Sebaliknya, pasar keuangan bereaksi biasa saja. Bahkan terbitnya statistik pertumbuhan ekonomi itu tak bisa menahan kemerosotan nilai rupiah. Di akhir hari itu, kurs rupiah justru melemah menjadi 15.685 per US$ ketimbang 15.600 pada saat pembukaan di pasar Jakarta. Nilai rupiah baru menguat dengan cepat setelah ada statistik lain yang terbit dua hari kemudian. Dan itu bukan soal ekonomi Indonesia, melainkan inflasi di Amerika Serikat.

Di luar perkiraan pasar, laju inflasi tahunan di Amerika per akhir Oktober 2022 melambat menjadi 7,7 persen daripada bulan sebelumnya yang sebesar 8,2 persen. Melunaknya inflasi di Amerika membawa harapan bahwa The Federal Reserve tidak akan lagi terlalu agresif menaikkan bunga di bulan-bulan mendatang. Pasar keuangan pun tersengat euforia. Kabar ini juga menyetrum energi rupiah, yang langsung menguat dengan cepat. Pada akhir pekan, Jumat, 11 November lalu, nilai tukar rupiah kembali berkisar 15.500.

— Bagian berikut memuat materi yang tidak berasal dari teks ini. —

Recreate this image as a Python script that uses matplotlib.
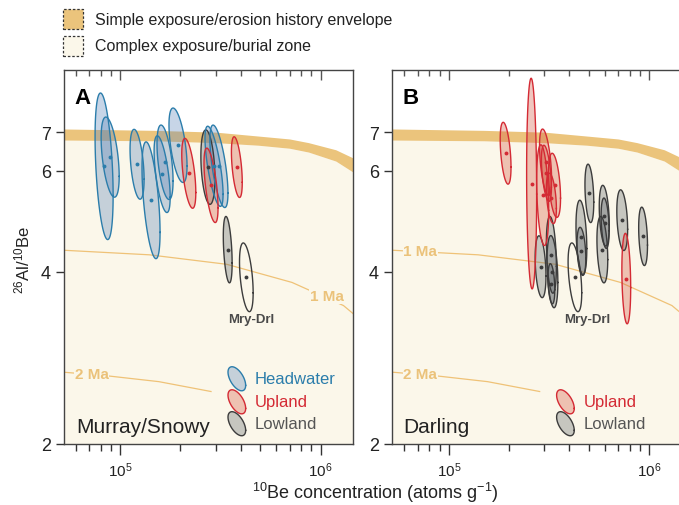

Begitulah memang realitasnya. Naik-turunnya kurs rupiah lebih bergantung pada angka inflasi di Amerika dan suku bunga The Fed ketimbang statistik pertumbuhan ekonomi Indonesia. Artinya, pergerakan kapital di pasar keuangan lebih menentukan nasib rupiah ketimbang pergerakan ekonomi riil yang sesungguhnya. Masuk-keluarnya dolar lewat investasi portofolio di pasar keuangan memang jauh lebih cepat. Tak aneh jika naik-turunnya kurs rupiah lebih bergantung pada sentimen yang berkembang di pasar keuangan ketimbang baik-buruknya statistik pertumbuhan.

Tentu, pertumbuhan ekonomi tetap merupakan indikator yang amat penting. Hal ini menunjukkan baik-buruknya kinerja ekonomi pada suatu periode tertentu. Bagi politikus, statistik pertumbuhan bahkan menjadi tolok ukur yang menentukan, bagaikan rapor keberhasilan atau kegagalan.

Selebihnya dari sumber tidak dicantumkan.